When they compared results across regions, Cowen and his colleagues found some instances of greater shared similarities in geographically adjacent regions, though there was some regional variation. Africa was most similar to the nearby Middle East in its expression-context associations and less similar to the farther away India.

Yet on average, each individual region was similar to the average across all 12 regions, Cowen says—often more so than to any of its direct neighbors.

The caveat is that these facial expressions do not provide a readout of emotion or intention, asserts Jeffrey Cohn, a professor of psychology at the University of Pittsburgh, who also peer-reviewed the paper. “They’re related in context but that’s a long way from making inferences about the meaning of any particular expression. There is no one-to-one mapping between facial expression and emotion.”

Cowen confirmed that “we don’t know what somebody’s feeling based on their facial muscle movements, and we’re not claiming to infer that.” For example, “the same facial expression used in sporting events in one culture versus another might be associated with a more positive or more negative emotional experience.”

Machine learning is a powerful technique, Barrett acknowledges, but it has to be used with caution. “You have to be careful not to encode the beliefs of the human raters in these models and where beliefs will influence training,” she says. “No matter how fancy schmancy the modeling is, it’s not going to protect you from the weaknesses that creep in when there’s human inference involved.” She notes, for example, that the human raters of the videos used to train the facial expression algorithm were all from the same culture and region and constrained to using a list of labels that themselves are emotion words, such as “anger,” rather than descriptions, such as “scowl.”

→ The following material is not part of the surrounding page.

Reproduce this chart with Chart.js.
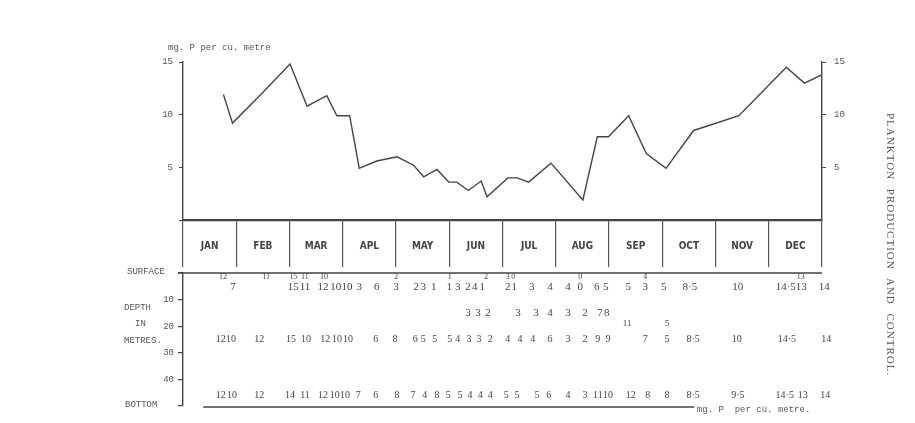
<!DOCTYPE html>
<html>
<head>
<meta charset="utf-8">
<script src="https://cdn.jsdelivr.net/npm/chart.js@4.4.0/dist/chart.umd.min.js"></script>
<style>
html, body {margin:0; padding:0; background:#fff; overflow:hidden;}
#wrap {position:relative; width:915px; height:423px;}
#wrap canvas {position:absolute; left:0; top:0;}
#side {position:absolute; left:885px; top:113px; writing-mode:vertical-rl; font:11px 'Liberation Serif', serif; letter-spacing:1px; word-spacing:5px; color:#555; white-space:nowrap;}
</style>
</head>
<body>
<div id="wrap">
<canvas id="depth" width="915" height="423"></canvas>
<canvas id="curve" width="915" height="423"></canvas>
<div id="side">PLANKTON PRODUCTION AND CONTROL.</div>
</div>
<script>
var months = ['JAN','FEB','MAR','APL','MAY','JUN','JUL','AUG','SEP','OCT','NOV','DEC'];
var yTicks = [5, 10, 15];
var depthTicks = [0, 10, 20, 30, 40, 50];

// sampling dates (months from 1 Jan) and mean phosphate, mg P per cu. metre
var sampleMonth = [0.76,0.93,1.48,2.01,2.33,2.70,2.89,3.13,3.31,3.64,4.02,4.33,4.52,4.77,4.99,5.14,5.36,5.60,5.71,
	6.10,6.28,6.49,6.91,7.51,7.78,7.99,8.37,8.70,9.07,9.59,10.44,11.33,11.67,12.0];
var phosphate = [11.9,9.2,12.0,14.8,10.8,11.8,9.9,9.9,4.9,5.6,6.0,5.2,4.1,4.8,3.6,3.6,2.8,3.7,2.2,
	4.0,4.0,3.6,5.4,1.9,7.9,7.9,9.9,6.3,4.9,8.5,9.9,14.5,13.0,13.8];

// readings written under the curve, one row per depth (metres)
var rowDepth = [1.6, 5.4, 15, 19, 25, 46];
var surfTopAt = [0.75,1.56,2.07,2.29,2.65,4.0,5.01,5.69,6.10,6.20,7.46,8.68,11.60];
var surfTop = ['12','11','15','11','10','2','1','2','3','0','0','4','13'];
var surfAt = [0.94,2.07,2.29,2.63,2.87,3.08,3.31,3.64,4.0,4.38,4.51,4.71,5.0,5.16,5.35,5.48,5.62,6.10,6.22,6.55,6.89,
	7.23,7.46,7.77,7.94,8.36,8.68,9.03,9.52,10.42,11.32,11.61,12.04];
var surf = ['7','15','11','12','10','10','3','6','3','2','3','1','1','3','2','4','1','2','1','3','4',
	'4','0','6','5','5','3','5','8·5','10','14·5','13','14'];
var midAt = [5.35,5.54,5.73,6.29,6.63,6.89,7.23,7.55,7.83,7.96];
var mid = ['3','3','2','3','3','4','3','2','7','8'];
var mid2At = [8.34,9.09];
var mid2 = ['11','5'];
var deepAt = [0.71,0.90,1.43,2.03,2.31,2.67,2.89,3.10,3.62,3.98,4.36,4.51,4.73,5.01,5.16,5.37,5.56,5.77,6.10,6.33,6.57,
	6.89,7.23,7.55,7.79,7.98,8.68,9.09,9.58,10.40,11.34,12.08];
var deep = ['12','10','12','15','10','12','10','10','6','8','6','5','5','5','4','3','3','2','4','4','4',
	'6','3','2','9','9','7','5','8·5','10','14·5','14'];
var bottomAt = [0.71,0.92,1.43,2.01,2.29,2.63,2.85,3.04,3.29,3.62,4.02,4.32,4.54,4.77,4.98,5.20,5.39,5.58,5.77,6.07,6.27,
	6.65,6.87,7.23,7.55,7.79,7.98,8.41,8.73,9.09,9.58,10.42,11.30,11.64,12.06];
var bottom = ['12','10','12','14','11','12','10','10','7','6','8','7','4','8','5','5','4','4','4','5','5',
	'5','6','4','3','11','10','12','8','8','8·5','9·5','14·5','13','14'];

var ink = '#555';
var mono = "'Liberation Mono', 'DejaVu Sans Mono', monospace";
var hand = "'Liberation Serif', 'DejaVu Serif', serif";

function row(at, labels, d, size){
	return {
		data: at.map(function(m){ return {x: m, y: rowDepth[d]}; }),
		labels: labels,
		fontSize: size,
		pointRadius: 0,
		showLine: false
	};
}

var curveDecor = {
	id: 'curveDecor',
	afterDraw: function(chart){
		var ctx = chart.ctx, a = chart.chartArea, x = chart.scales.x;
		ctx.save();
		ctx.fillStyle = ink;
		ctx.font = '9px ' + mono;
		ctx.textBaseline = 'middle';
		ctx.fillText('mg. P per cu. metre', a.left - 15, a.top - 14);
		ctx.font = "bold 10px 'Liberation Sans Narrow', 'DejaVu Sans Condensed', sans-serif";
		ctx.textAlign = 'center';
		ctx.fillStyle = '#444';
		for (var i = 0; i < months.length; i++) {
			ctx.fillText(months[i], x.getPixelForValue(i + 0.5), a.bottom + 26);
		}
		ctx.restore();
	}
};

var tableText = {
	id: 'tableText',
	afterDatasetsDraw: function(chart){
		var ctx = chart.ctx, a = chart.chartArea, x = chart.scales.x, y = chart.scales.y;
		ctx.save();
		ctx.textAlign = 'center';
		ctx.textBaseline = 'middle';
		ctx.fillStyle = '#444';
		chart.data.datasets.forEach(function(ds, i){
			ctx.font = ds.fontSize + 'px ' + hand;
			chart.getDatasetMeta(i).data.forEach(function(pt, j){
				ctx.fillText(ds.labels[j], pt.x, pt.y);
			});
		});
		// surface and bottom rules
		ctx.strokeStyle = '#444';
		ctx.lineWidth = 1.4;
		ctx.beginPath();
		ctx.moveTo(a.left - 5, a.top);
		ctx.lineTo(a.right, a.top);
		ctx.moveTo(x.getPixelForValue(0.38), a.bottom + 1);
		ctx.lineTo(x.getPixelForValue(9.6), a.bottom + 1);
		ctx.stroke();
		ctx.fillStyle = ink;
		ctx.textAlign = 'left';
		ctx.font = '9px ' + mono;
		ctx.fillText('SURFACE', a.left - 56, y.getPixelForValue(0) - 1);
		ctx.fillText('DEPTH', a.left - 59, y.getPixelForValue(13));
		ctx.fillText('IN', a.left - 48, y.getPixelForValue(19));
		ctx.fillText('METRES.', a.left - 59, y.getPixelForValue(25.5));
		ctx.fillText('BOTTOM', a.left - 58, y.getPixelForValue(50) - 1);
		ctx.fillText('mg. P  per cu. metre.', x.getPixelForValue(9.65), a.bottom + 4);
		ctx.restore();
	}
};

new Chart(document.getElementById('depth').getContext('2d'), {
	type: 'scatter',
	data: {
		datasets: [
			row(surfTopAt, surfTop, 0, 8),
			row(surfAt, surf, 1, 11),
			row(midAt, mid, 2, 11),
			row(mid2At, mid2, 3, 9),
			row(deepAt, deep, 4, 10),
			row(bottomAt, bottom, 5, 10)
		]
	},
	options: {
		responsive: false,
		animation: false,
		layout: {padding: {left: 143, right: 93, top: 273, bottom: 17}},
		plugins: {legend: {display: false}, tooltip: {enabled: false}},
		scales: {
			x: {type: 'linear', min: 0, max: 12, display: false},
			y: {
				reverse: true, min: 0, max: 50,
				afterFit: function(s){ s.width = 40; },
				afterBuildTicks: function(s){ s.ticks = depthTicks.map(function(v){ return {value: v}; }); },
				ticks: {color: ink, font: {family: mono, size: 9}, padding: 4,
					callback: function(v){ return (v === 0 || v === 50) ? '' : v; }},
				grid: {drawOnChartArea: false, tickLength: 5, color: '#444', lineWidth: 1.2},
				border: {color: '#444', width: 1.4}
			}
		}
	},
	plugins: [tableText]
});

new Chart(document.getElementById('curve').getContext('2d'), {
	type: 'line',
	data: {
		datasets: [{
			data: sampleMonth.map(function(m, i){ return {x: m, y: phosphate[i]}; }),
			borderColor: '#444',
			borderWidth: 1.4,
			pointRadius: 0,
			fill: false,
			tension: 0
		}]
	},
	options: {
		responsive: false,
		animation: false,
		layout: {padding: {left: 143, right: 53, top: 62, bottom: 203}},
		plugins: {legend: {display: false}, tooltip: {enabled: false}},
		scales: {
			x: {
				type: 'linear', min: 0, max: 12,
				afterFit: function(s){ s.height = 0; },
				ticks: {display: false, stepSize: 1},
				grid: {drawOnChartArea: false, tickLength: 47, color: '#555', lineWidth: 1.2},
				border: {color: '#444', width: 2.2}
			},
			y: {
				position: 'left', min: 0, max: 15,
				afterFit: function(s){ s.width = 40; },
				afterBuildTicks: function(s){ s.ticks = [0].concat(yTicks).map(function(v){ return {value: v}; }); },
				ticks: {color: ink, font: {family: mono, size: 9}, padding: 6, callback: function(v){ return v ? v : ''; }},
				grid: {drawOnChartArea: false, tickLength: 4, color: '#444'},
				border: {color: '#444', width: 1.4}
			},
			y2: {
				position: 'right', min: 0, max: 15,
				afterFit: function(s){ s.width = 40; },
				afterBuildTicks: function(s){ s.ticks = yTicks.map(function(v){ return {value: v}; }); },
				ticks: {color: ink, font: {family: mono, size: 9}, padding: 8},
				grid: {drawOnChartArea: false, tickLength: 4, color: '#444'},
				border: {color: '#444', width: 1.4}
			}
		}
	},
	plugins: [curveDecor]
});
</script>
</body>
</html>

Casey Fiesler, an assistant professor of information science at the University of Colorado Boulder, who was not involved in the work, expressed concern about the possibility of bias from applying the four categories of race that authors used to evaluate an influence of that factor. “There’s a huge body of literature that speaks to, for example, implicit bias in judging facial expressions of people of different races,” she pointed out.

Used in the wrong ways, assumptions about the universality of facial expression can cause harm to people who are marginalized or vulnerable economically, says Nazanin Andalibi, assistant professor in the school of information science at the University of Michigan. As an example from earlier facial-recognition applications, she says, “no matter how much someone smiles, some algorithms continue to associate negative emotions with Black faces, so there are a lot of individual-level harms.”

The technology also offers some potential benefits, Cohn says, such as recognizing facial expression cues in people at risk for suicide. The relevance of context in this work is a major step in that direction, he adds. “I am not saying we can go out on the street and detect whether someone is depressed,” Cohn says, “but within a specific context like a clinical interview, we could measure severity of depression.”

Efforts to use the technology moving forward—for suicide prevention or other uses—require attention to the various real-world pitfalls that are possible when an algorithm makes a judgment about people. “Machine-learning techniques are cool and really useful, but they are not a magic bullet,” Barrett says. “This is not just an esoteric debate within the walls of the academy or the walls of Google.”